Monday, May 17, 2010
Alan J. Alexander (JD Candidate, Michigan) has posted The Texas Wind Estate: An Argument for the Recognition of the Wind as a Natural Resource and a Severable Property Interest. The abstract:
As a renewable resource, the wasteful practices in the development of wind energy raise different concerns and come in different forms than waste in the oil and gas industry. Nonetheless, waste of the wind is no less harmful than the waste of oil if the underlying policy goal of the state is to maximize the use of its energy resources. To maximize the use of the state’s energy resources, the state needs the power to regulate the wind to mitigate wasteful practices, and landowners need a property interest that they can market or exploit and that the courts can recognize and protect. Yet, it is unclear if the state has full regulatory power over the wind, or if wind ownership is incident to land ownership. Thus, to address these issues will require the resolution of at least three legal questions, the answers to which are essential to the course of development of wind energy in the state of Texas.
The first question is whether the wind is considered a “natural resource” like oil or percolating water, such that the legislature can pass laws to regulate it under Article XVI, Section 59 of the Texas Constitution. The next question is whether the wind is subject to ownership in the state of Texas. The wind blowing over one’s land could be subject to ownership in Texas under common law in a manner analogous to the theory of percolating water, a theory of ferae naturae, a unified fee theory of ownership, or surface water law. The final question that must be answered is whether a landowner’s interest in the wind that flows over his land is severable from the surface estate. Despite the lack of legislative and judicial guidance on this question, wind leases in Texas are typically written as if wind rights are severable. Yet it is unknown if Texas courts will recognize the severability of a wind estate.

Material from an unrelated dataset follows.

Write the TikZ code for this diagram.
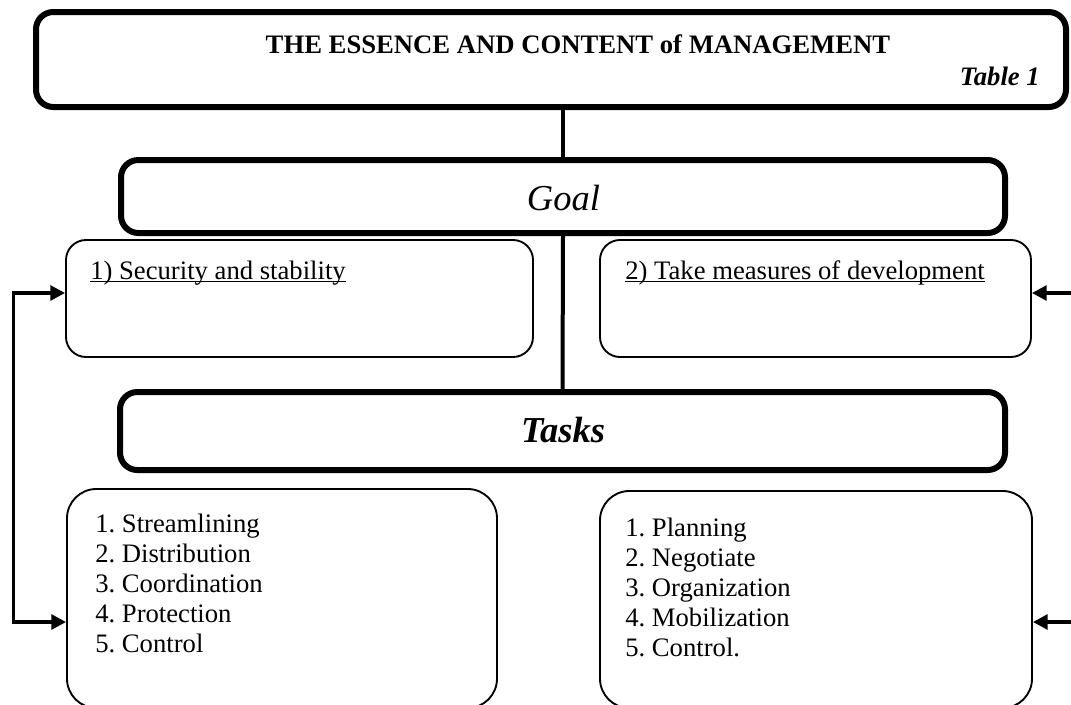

This Note argues that the Texas Legislature should pass laws clarifying that the wind is a natural resource, and that in order to promote “[t]he conservation and development” of the wind as a natural resource, the legislature should statutorily recognize wind rights that are a severable interest in land ownership. Part I offers a brief comparison of the early wasteful history of the oil and gas industry in the state of Texas with the early development of the Texas wind industry, and discusses the problem of waste of the wind. Part II addresses whether the wind is a natural resource, the legal theories that could support a property interest in the wind, and the debate as to whether those wind rights should be a severable interest. Part III lays out the argument in support of the Texas Legislature enacting laws to clarify that the wind is a “natural resource” under the Texas Constitution, that there is a recognized property interest in the wind, and that the interest is severable. The Note concludes by summarizing the necessity of clarifying wind energy law, and the benefits of doing so for the development of wind energy in Texas.